Mauritius is welcoming international travellers from July 15 provided they are fully vaccinated.
There is good news for all of us travel junkies who have been itching to step out post the country’s lockdown. Mauritius is welcoming international travellers from July 15th. The island is opening up in phases and in phase one from July 15th to September 30th, fully-vaccinated travellers (18 years and above) can enjoy a resort holiday on the island if they stay for less than two weeks. Those who are there for more than two weeks can then explore the island, post a negative RTPCR test at the resort.
From October 1 onwards, travellers will be allowed without any restrictions, provided they are fully vaccinated and present a negative RTPCR test taken within 72 hours before departure.
Unvaccinated travellers will be subject to 14 days in-room quarantine for both Phases 1 and 2 until further notice.
Though currently Air Mauritius is not flying into India, Indians can travel to Mauritius via Dubai.

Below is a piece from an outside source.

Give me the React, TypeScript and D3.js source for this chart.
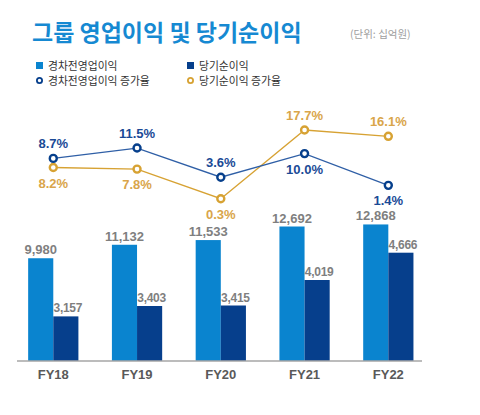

Air Mauritius flights are likely to be reinstated in the next 2-3 months.
For Indian travellers, Mauritius offers a free visa on arrival for a stay of up to 60 days. It also offers a long-term visa for visitors to work remotely from Mauritius and get that work-life balance just right. The Premium Visa allows you to stay on the island for up to a year, with the chance to renew. It is open to tourists, retirees or professionals who can work remotely from the island.

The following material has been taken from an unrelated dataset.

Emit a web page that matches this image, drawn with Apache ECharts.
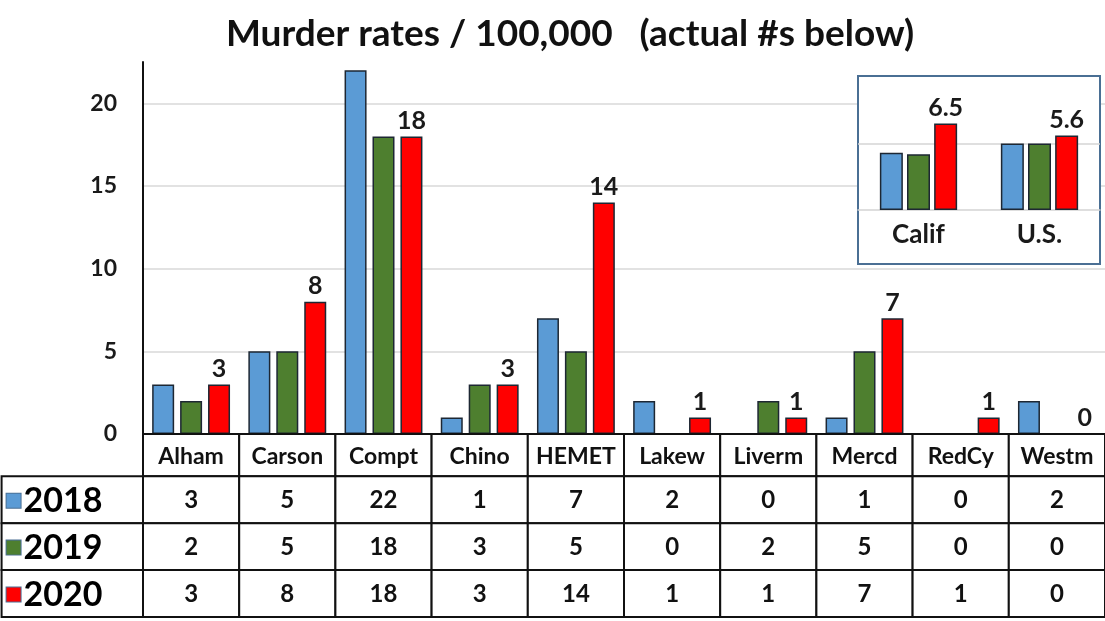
<!DOCTYPE html>
<html>
<head>
<meta charset="utf-8">
<script src="https://cdn.jsdelivr.net/npm/echarts@6/dist/echarts.min.js"></script>
<style>
  html, body { margin: 0; padding: 0; background: #fff; }
  #chart { width: 1105px; height: 621px; }
</style>
</head>
<body>
<div id="chart"></div>
<script>
// city data (rate per 100,000, same as the table)
var cities = ["Alham", "Carson", "Compt", "Chino", "HEMET", "Lakew", "Liverm", "Mercd", "RedCy", "Westm"];
var years = ["2018", "2019", "2020"];
var y2018 = [3, 5, 22, 1, 7, 2, 0, 1, 0, 2];
var y2019 = [2, 5, 18, 3, 5, 0, 2, 5, 0, 0];
var y2020 = [3, 8, 18, 3, 14, 1, 1, 7, 1, 0];

// inset: state / national rates
var regions = ["Calif", "U.S."];
var reg2018 = [4.3, 5.0];
var reg2019 = [4.2, 5.0];
var reg2020 = [6.5, 5.6];

var yTicks = [0, 5, 10, 15, 20];

var colors = ["#5b9bd5", "#4e7f2f", "#ff0000"];
var font = "Lato, 'Open Sans', sans-serif";

// table cells built from the arrays above
var rowEdges = [0, 0.9, 1.9, 2.9, 3.9];
var rows = [y2018, y2019, y2020];
var cells = [];
cities.forEach(function (c, i) {
  cells.push({ col: i, row: 0, text: c, kind: "head" });
});
rows.forEach(function (arr, r) {
  cells.push({ col: -1, row: r + 1, text: years[r], kind: "year", color: colors[r] });
  arr.forEach(function (v, i) {
    cells.push({ col: i, row: r + 1, text: String(v), kind: "num" });
  });
});

var myChart = echarts.init(document.getElementById("chart"));

var barStyle = function (c) {
  return { color: c, borderColor: "#1d2733", borderWidth: 1.5 };
};

var option = {
  backgroundColor: "#fff",
  animation: false,
  title: {
    text: "Murder rates / 100,000   (actual #s below)",
    left: 565,
    textAlign: "center",
    top: 11,
    textStyle: { fontFamily: font, fontWeight: "bold", fontSize: 37, color: "#111" }
  },
  grid: [
    { left: 143, right: 0, top: 62, bottom: 187 },
    { left: 858, width: 242, top: 76, bottom: 357, show: true, z: 3,
      backgroundColor: "#fff", borderColor: "#4a6f94", borderWidth: 2 },
    { left: 143, right: 0, top: 434, bottom: 4 }
  ],
  xAxis: [
    { gridIndex: 0, type: "category", data: cities,
      axisLine: { show: false }, axisTick: { show: false }, axisLabel: { show: false } },
    { gridIndex: 1, type: "category", data: regions, z: 4, offset: -54,
      axisLine: { onZero: false, lineStyle: { color: "#d4d4d4", width: 1.5 } },
      axisTick: { show: false },
      axisLabel: { margin: 12, fontFamily: font, fontWeight: "bold", fontSize: 26, color: "#1a1a1a" } },
    { gridIndex: 2, type: "value", min: 0, max: 10, show: false }
  ],
  yAxis: [
    { gridIndex: 0, type: "value", min: 0, max: 22.5, interval: 5,
      axisLine: { show: true, lineStyle: { color: "#111", width: 2 } },
      axisTick: { show: false },
      axisLabel: {
        margin: 26, showMaxLabel: false, fontFamily: font, fontWeight: "bold", fontSize: 23, color: "#1a1a1a",
        formatter: function (v) { return yTicks.indexOf(v) >= 0 ? String(v) : ""; }
      },
      splitLine: { show: true, showMinLine: false, showMaxLine: false, lineStyle: { color: "#d9d9d9", width: 1.5 } } },
    { gridIndex: 1, type: "value", min: -4.06, max: 10.08, show: false, splitLine: { show: false } },
    { gridIndex: 2, type: "value", min: 0, max: 3.9, inverse: true, show: false }
  ],
  series: [
    { name: "2018", type: "bar", xAxisIndex: 0, yAxisIndex: 0, data: y2018,
      barWidth: 22, barGap: "27%", itemStyle: barStyle(colors[0]) },
    { name: "2019", type: "bar", xAxisIndex: 0, yAxisIndex: 0, data: y2019,
      barWidth: 22, barGap: "27%", itemStyle: barStyle(colors[1]) },
    { name: "2020", type: "bar", xAxisIndex: 0, yAxisIndex: 0, data: y2020,
      barWidth: 22, barGap: "27%", itemStyle: barStyle(colors[2]),
      label: { show: true, position: "top", distance: 3, fontFamily: font, fontWeight: "bold", fontSize: 25, color: "#1a1a1a" } },

    { name: "r2018", type: "bar", xAxisIndex: 1, yAxisIndex: 1, data: reg2018, z: 6,
      barWidth: 23, barGap: "18%", itemStyle: barStyle(colors[0]),
      markLine: { silent: true, symbol: "none", label: { show: false },
        lineStyle: { color: "#d4d4d4", type: "solid", width: 1.5 }, data: [{ yAxis: 5 }] } },
    { name: "r2019", type: "bar", xAxisIndex: 1, yAxisIndex: 1, data: reg2019, z: 6,
      barWidth: 23, barGap: "18%", itemStyle: barStyle(colors[1]) },
    { name: "r2020", type: "bar", xAxisIndex: 1, yAxisIndex: 1, data: reg2020, z: 6,
      barWidth: 23, barGap: "18%", itemStyle: barStyle(colors[2]),
      label: { show: true, position: "top", distance: 3, fontFamily: font, fontWeight: "bold", fontSize: 25, color: "#1a1a1a",
        formatter: function (p) { return p.value.toFixed(1); } } },

    { type: "custom", xAxisIndex: 2, yAxisIndex: 2, clip: false, silent: true, z: 4,
      data: cells.map(function (c) { return [c.col, c.row]; }),
      renderItem: function (params, api) {
        var cell = cells[params.dataIndex];
        var x0 = api.coord([cell.col === -1 ? -1.47 : cell.col, 0])[0];
        var x1 = api.coord([cell.col + 1, 0])[0];
        var y0 = api.coord([0, rowEdges[cell.row]])[1];
        var y1 = api.coord([0, rowEdges[cell.row + 1]])[1];
        var rect = {
          type: "rect",
          shape: { x: x0, y: y0, width: x1 - x0, height: y1 - y0 },
          style: { fill: "#fff", stroke: "#111", lineWidth: 2 }
        };
        var txt;
        if (cell.kind === "year") {
          txt = {
            type: "text",
            style: {
              x: x0 + 5, y: (y0 + y1) / 2 + 1, align: "left", verticalAlign: "middle",
              text: "{sq|}{t|" + cell.text + "}",
              rich: {
                sq: { width: 14, height: 14, backgroundColor: cell.color, borderColor: "#4a6f94", borderWidth: 1 },
                t: { fontFamily: font, fontWeight: "bold", fontSize: 34, color: "#111", padding: [0, 0, 0, 3] }
              }
            }
          };
        } else {
          txt = {
            type: "text",
            style: {
              x: (x0 + x1) / 2, y: (y0 + y1) / 2 + 1, align: "center", verticalAlign: "middle",
              text: cell.text, fontFamily: font, fontWeight: "bold",
              fontSize: cell.kind === "head" ? 23 : 24, fill: "#111"
            }
          };
        }
        return { type: "group", children: [rect, txt] };
      }
    }
  ]
};

myChart.setOption(option);
</script>
</body>
</html>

So, if you are looking at packing your bags and travelling to Mauritius, here’s our list of things to do:
The 7-Coloured Earth in Chamarel
With its 600 million years of history, Chamarel 7 Coloured Earth is one spectacular Geo Park destination! One of Mauritius’ most iconic attractions, the 8.5-hectare park is the destination to visit in Mauritius for an immersive experience blending geology, education and conservation. A relatively small area of sand dunes surrounded by dense vegetation on all sides comprises sand of seven distinct colours — red, brown, violet, green, blue, purple and yellow. What’s more, if you were to take a handful of sand from each of the colours and mix it together, the sand would eventually separate into a colourful spectrum, with each dot of sand rejoining its respective colour group. At the geo-park you will also find a children’s playground and some giant tortoises.

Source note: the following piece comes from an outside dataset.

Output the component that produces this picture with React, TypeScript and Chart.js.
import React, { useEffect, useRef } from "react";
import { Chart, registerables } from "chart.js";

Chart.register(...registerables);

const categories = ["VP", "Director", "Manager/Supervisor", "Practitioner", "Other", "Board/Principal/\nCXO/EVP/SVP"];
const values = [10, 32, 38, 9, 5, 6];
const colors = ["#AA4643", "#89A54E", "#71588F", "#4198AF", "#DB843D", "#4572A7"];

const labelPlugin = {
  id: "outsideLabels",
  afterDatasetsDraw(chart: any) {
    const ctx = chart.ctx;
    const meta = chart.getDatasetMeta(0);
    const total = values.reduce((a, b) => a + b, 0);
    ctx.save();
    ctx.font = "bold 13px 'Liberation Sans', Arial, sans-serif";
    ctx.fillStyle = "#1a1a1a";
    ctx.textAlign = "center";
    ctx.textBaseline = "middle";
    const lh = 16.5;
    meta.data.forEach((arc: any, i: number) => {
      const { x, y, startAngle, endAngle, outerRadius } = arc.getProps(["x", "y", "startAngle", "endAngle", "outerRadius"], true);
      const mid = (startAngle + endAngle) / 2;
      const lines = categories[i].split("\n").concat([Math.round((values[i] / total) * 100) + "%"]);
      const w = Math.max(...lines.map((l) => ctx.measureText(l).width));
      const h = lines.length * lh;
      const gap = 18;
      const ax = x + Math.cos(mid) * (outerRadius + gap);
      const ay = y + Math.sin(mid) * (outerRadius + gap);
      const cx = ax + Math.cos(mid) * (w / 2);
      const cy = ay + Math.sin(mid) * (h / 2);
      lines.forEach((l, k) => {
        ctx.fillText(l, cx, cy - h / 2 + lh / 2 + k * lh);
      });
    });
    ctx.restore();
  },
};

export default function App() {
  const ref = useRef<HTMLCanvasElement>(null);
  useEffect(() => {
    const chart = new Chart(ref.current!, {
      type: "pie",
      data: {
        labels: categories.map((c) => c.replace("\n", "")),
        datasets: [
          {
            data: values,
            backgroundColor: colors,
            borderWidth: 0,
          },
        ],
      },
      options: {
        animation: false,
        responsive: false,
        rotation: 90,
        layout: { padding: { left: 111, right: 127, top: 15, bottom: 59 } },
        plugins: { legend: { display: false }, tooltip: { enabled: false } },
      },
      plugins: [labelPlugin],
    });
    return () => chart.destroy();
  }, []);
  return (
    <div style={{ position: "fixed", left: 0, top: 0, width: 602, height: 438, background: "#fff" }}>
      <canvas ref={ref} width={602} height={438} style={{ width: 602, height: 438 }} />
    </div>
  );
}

Around three kilometres away from the geo-park is the Chamarel waterfall — the tallest single-drop waterfall in Mauritius at about 100m high, another must-visit spot.
L’Aventure du Sucre
The former sugar factory converted into a museum features a beautiful pedagogical tour on the history of cane sugar in Mauritius. It not only tells the history of sugar in great detail but also covers the history of rum trade and slavery in Mauritius. The museum has videos and interactive displays as well as quizzes for children. The adjacent shop will enchant you with all its sweet treats and other souvenirs to bring back in your luggage. Stop for a rum tasting, followed by a gourmet break at the museum’s restaurant before continuing your tour.
The Tea Route
The tea route in the southern part of the island will immerse you in the history of this delicious beverage through several sites. You will visit the tea plantations, the factory, and museums. It will take you back in time to the first days of Mauritius, with its rich colonial history offering you an insight on the importance of tea production in Mauritius. Tastings are also on the menu, and you can bring home various flavours of teas and unexpected by-products such as tea chutney!
Aapravasi Ghat is right in the centre of Port Louis, the capital of Mauritius. It is the immigration depot that saw the landing of the first Indian indentured labourers in the 19th century, and forms parts of the UNESCO World Heritage Sites list. Aapravasi Ghat represents the beginning of “the Great Experiment” by the British government after the abolition of slavery. Mauritius was the first colony to receive indentured labourers under this scheme. Most of the immigrants came from India, Southeast Asia, Madagascar, and Eastern Africa. Entrance to the site is free, as is the guided tour.
Le Morne Mountain
Le Morne Cultural Landscape is a rugged mountain that juts into the Indian Ocean in the southwest of Mauritius and was used as a shelter by runaway slaves, maroons, through the 18th and early years of the 19th centuries. Protected by the mountain’s isolated, wooded and almost inaccessible cliffs, the escaped slaves formed small settlements in the caves and on the summit of Le Morne. It is today on the UNESCO World Heritage list for its historical value from the time of slavery. A memorial site displaying art pieces has been set up at the foot of the mountain and is open to the public.